> _COLLECTED DATA_
▼

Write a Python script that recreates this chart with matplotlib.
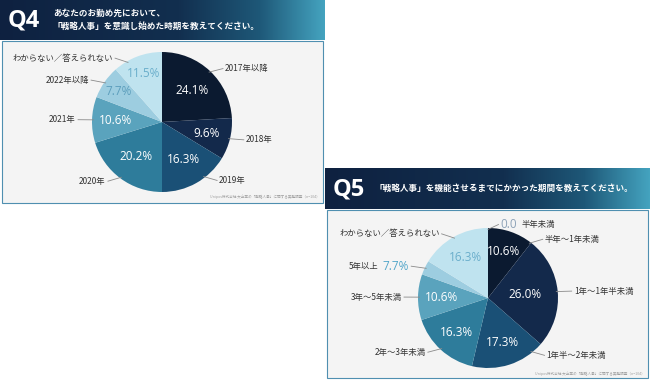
import numpy as np
import matplotlib
matplotlib.use('Agg')
import matplotlib.pyplot as plt
from matplotlib.colors import LinearSegmentedColormap
from matplotlib.patches import Rectangle

plt.rcParams['font.family'] = ['Noto Sans CJK JP', 'DejaVu Sans']

# Q4 data
q4_labels = ['2017年以降', '2018年', '2019年', '2020年', '2021年', '2022年以降', 'わからない／答えられない']
q4_values = [24.1, 9.6, 16.3, 20.2, 10.6, 7.7, 11.5]
q4_pct = ['24.1%', '9.6%', '16.3%', '20.2%', '10.6%', '7.7%', '11.5%']

# Q5 data (wedge sizes, printed labels kept as shown)
q5_labels = ['半年未満', '半年〜1年未満', '1年〜1年半未満', '1年半〜2年未満', '2年〜3年未満',
             '3年〜5年未満', '5年以上', 'わからない／答えられない']
q5_values = [0.0, 10.6, 26.0, 17.3, 16.3, 10.6, 3.3, 16.3]
q5_pct = ['0.0', '10.6%', '26.0%', '17.3%', '16.3%', '10.6%', '7.7%', '16.3%']

q4_title = ['あなたのお勤め先において、', '「戦略人事」を意識し始めた時期を教えてください。']
q5_title = ['「戦略人事」を機能させるまでにかかった期間を教えてください。']
source = 'Unipos株式会社 大企業の「戦略人事」に関する実態調査（n=104）'

# styling
q4_colors = ['#0b1a30', '#13294b', '#1a5076', '#2e7c9b', '#5aa3bd', '#9dcde0', '#bfe3ef']
q5_colors = ['#0b1a30', '#0b1a30', '#13294b', '#1a5076', '#2e7c9b', '#5aa3bd', '#9dcde0', '#bfe3ef']
q4_pct_colors = ['white'] * 5 + ['#5c9ebc', '#6aaecb']
q5_pct_colors = ['#8ea3b8'] + ['white'] * 5 + ['#52a6c9', '#6aaecb']
q4_pct_r = [0.62, 0.65, 0.62, 0.62, 0.67, 0.76, 0.74]
q5_pct_r = [0, 0.7, 0.53, 0.66, 0.66, 0.67, 0, 0.67]
q4_nudge = {2: 8, 6: 9}
q5_nudge = {1: -18, 3: 21}
num_font = ['Open Sans', 'DejaVu Sans']

W, H = 650, 380
fig = plt.figure(figsize=(6.5, 3.8), dpi=100)
fig.patch.set_facecolor('white')
bg = fig.add_axes([0, 0, 1, 1])
bg.axis('off')

hdr_cmap = LinearSegmentedColormap.from_list(
    'hdr', [(0, '#0e2140'), (0.55, '#122f4f'), (0.8, '#1e5878'), (1, '#44a3bf')])
grad = np.linspace(0, 1, 256).reshape(1, -1)


def card(x0, y0, x1, y_hdr, y1, qtext, title, title_x, src_y):
    bg.imshow(grad, extent=(x0, x1, y_hdr, y0), aspect='auto', cmap=hdr_cmap, zorder=1)
    bg.add_patch(Rectangle((x0 + 2, y_hdr + 1), x1 - x0 - 4, y1 - y_hdr - 1,
                           facecolor='#f4f4f4', edgecolor='#4f8fb0', lw=0.8, zorder=2))
    bg.text(x0 + 8, (y0 + y_hdr) / 2 + 1, qtext, color='white', fontsize=17,
            fontweight='bold', family=num_font, va='center', zorder=3)
    n = len(title)
    for i, line in enumerate(title):
        yy = (y0 + y_hdr) / 2 + (i - (n - 1) / 2) * 12.5
        bg.text(x0 + title_x, yy, line, color='white', fontsize=6.2, fontweight='bold',
                va='center', zorder=3)
    bg.text(x1 - 5, src_y, source, color='#a0a0a0', fontsize=2.6, ha='right',
            va='center', zorder=3)


card(0, 0, 325, 40, 203, 'Q4', q4_title, 53, 197)
card(325, 168, 650, 209, 378, 'Q5', q5_title, 50, 374)
bg.set_xlim(0, W)
bg.set_ylim(H, 0)


def draw_pie(cx, cy, r, values, labels, pcts, colors, pct_colors, pct_r, nudge):
    ax = fig.add_axes([(cx - r) / W, (H - cy - r) / H, 2 * r / W, 2 * r / H])
    ax.pie(values, colors=colors, startangle=90, counterclock=False,
           wedgeprops=dict(linewidth=0))
    ax.set_xlim(-1, 1)
    ax.set_ylim(-1, 1)
    ax.axis('off')
    frac = np.array(values) / np.sum(values)
    start = 90 - 360 * np.concatenate([[0], np.cumsum(frac)[:-1]])
    mid = start - 180 * frac
    off = 10.5 / r
    for i, lab in enumerate(labels):
        a = np.deg2rad(mid[i] + nudge.get(i, 0))
        right = np.cos(a) > -1e-9
        sgn = 1 if right else -1
        x1, y1 = 0.98 * np.cos(a), 0.98 * np.sin(a)
        x2, y2 = 1.05 * np.cos(a) + sgn * off, 1.05 * np.sin(a)
        ax.plot([x1, x2], [y1, y2], color='#8a8a8a', lw=0.6, clip_on=False)
        tx = x2 + sgn * 0.03
        if frac[i] < 0.05:
            t = ax.text(tx, y2, pcts[i], color=pct_colors[i], fontsize=8.5,
                        family=num_font, fontweight=500,
                        ha='left' if right else 'right', va='center')
            ax.annotate(lab, xy=(1, 0.5) if right else (0, 0.5), xycoords=t,
                        xytext=(3 * sgn, 0), textcoords='offset points',
                        ha='left' if right else 'right', va='center',
                        fontsize=6, color='#333333')
        else:
            ax.text(tx, y2, lab, fontsize=6, color='#333333',
                    ha='left' if right else 'right', va='center')
            am = np.deg2rad(mid[i])
            ax.text(pct_r[i] * np.cos(am), pct_r[i] * np.sin(am), pcts[i],
                    color=pct_colors[i], fontsize=8.5, ha='center', va='center',
                    family=num_font, fontweight=500)
    return ax


draw_pie(162, 122, 70, q4_values, q4_labels, q4_pct, q4_colors, q4_pct_colors,
         q4_pct_r, q4_nudge)
draw_pie(488, 298, 70, q5_values, q5_labels, q5_pct, q5_colors, q5_pct_colors,
         q5_pct_r, q5_nudge)

fig.savefig('out.png', dpi=100, facecolor='white')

▲

> _THE EXERCISE_
Reproduce the material above exactly, first line through the line that contains "plt.rcParams['font.family'] = ['Noto", minus the pictures.

> _WORKED ANSWER_
Write a Python script that recreates this chart with matplotlib.
import numpy as np
import matplotlib
matplotlib.use('Agg')
import matplotlib.pyplot as plt
from matplotlib.colors import LinearSegmentedColormap
from matplotlib.patches import Rectangle

plt.rcParams['font.family'] = ['Noto Sans CJK JP', 'DejaVu Sans']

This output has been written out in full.